Monday, January 25, 2010

Diversity Roll Call

This for an assignment from Color Online. At first I didn't think I'd have anything to say, but then....

I started thinking about when I was little. We (my two brothers, my sister) grew up in a unique family unit, especially for the times that we grew up in. I was born in 1960, my sister is one year older, and my brothers 6 years younger. Now in the 1960's and even in the early 70's you didn't hear much about divorced families. Everything you saw on tv was white families with two children, two parents....except for the Mod Squad. We lived with our single mom. Our single Central American mom. She worked cleaning houses while putting her self through the Junior college, and then a state college. We should all have the ambition she did, but we don't-I don't. But for all she did and accomplished, she didn't talk much about her country, or culture, or much of anything to do with being spanish, or central american. In fact, we grew up speaking only english. I tried taking spanish courses in middle school and high school, but it seemed it was mostly geared toward people who were going to go to Mexico as tourists, or talk to university students. Not really conversational. Even while we were taking spanish courses, mom didn't speak to us in spanish. All this background is just to show that we kind of grew up in a vaccuum. No spanish culture, no english culture, no myths, etc. whatever I've learned about fairy-tales, myths, old wives tales, etc comes from reading fiction.

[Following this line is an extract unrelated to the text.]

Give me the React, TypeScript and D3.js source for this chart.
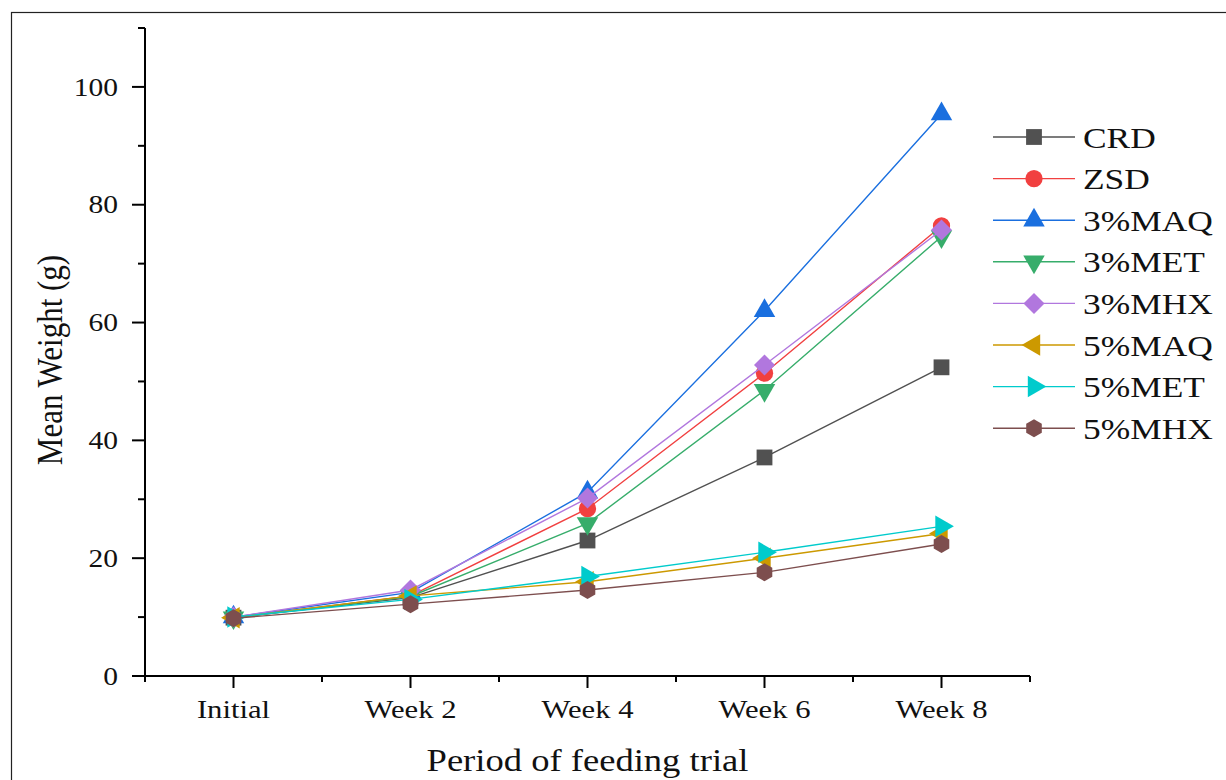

In our city, while we never heard any racist comments, we also didn't see many people of color around, except for all my mom's friends. Who were mostly from Mexico. They would laugh and speak spanish to each other and have us go play outside.

So when I was given an assignment in school to write biographies. there were two people I focused on. I don't know why, because nothing was mentioned about writing about people of color or caucasions. We were just told to do biogrophies.

The first year I picked Marian Anderson. I think I was in 3rd or 4th grade. I remember wondering why it was such a big deal that she was the first black singer in Carnegie Hall. Now I know, but back then I had come from a family with mixed friends. I never felt white, I never felt spanish. In kindergarden though I painted black paint all over my arms and legs and face. I got in trouble, but I remember crying for our aide, who was gloriously black. Anyway back to the report. I remember reading a little about Marian Anderson's trials as a black singer, but then it was written in the 1960's and so the racism was obviously played down.

The second report I did was about Harriet Tubman. That one affected me a lot more. I was older, the book contained quite a bit more detail. I remember feeling sick thinking about her being hit. I felt sick thinking about people being sold, sold from their parents, sold away from their family and friends. I also remember thinking how brave Harriet Tubman was, going on the freedom underground, and helping many others.

At the time, and for many years after that I thought we were the only country to have slaves. Later, I read about Saxons enslaving people they conquered, Vikings taking thralls, Arabians taking slaves. When I found that out, I pretty much lost respect for humanity as a whole. For human beings, we can be very cruel.

So now, I try to focus on the good things that people do for each other, because if I focus too much on the opposite side, I just might end up hating everyone, and then I wouldn't be any better off than any of the enslavers throughout history.


  1. This was so interesting. Did you ever talk to your mom about why she decided not to share much of her culture with you?

  2. A little bit, here and there. Mainly it was things like she was busy learning English, or she was busy. One time she said there wasn't much to know. Another time it was..."What do you want to know?" I don't know what I want to know- maybe customs, beliefs, myths, weird healing practices....We got nothing.

    When cornered about anything regarding bringing us up, she always fell back on "I was so busy, bringing up four kids by myself". Which she did. She brought us four up by herself, went to college and worked. We still had lots of time together. I do have to say though, that part of the culture that we were learning, though we didn't realized it, was a love of dance. Every Saturday the stereo would come on, and while cleaning (we had to clean a lot) we would dance and listen to music - usually Santana.

  3. I felt the same way when I learned about slavery: a loss of respect for humankind. A loss of hope. And, like you, I made a conscious decision to focus on the positive, because the negative aspects of our history absolutely wore me down.

  4. The most surprising thing for me, is that we aren't te only country who did this. We might be one of the most recent though. But throughout history this has been a recurring theme all over the world. And of course, it's always one country over another. Now I'm getting myself worked up again, but humans can be horrible. It's a good thing that there are also good people out there, or I think I might get very discouraged. That's why I like urban fantasy so much-dealing with monsters and paranormal, I read to escape real life.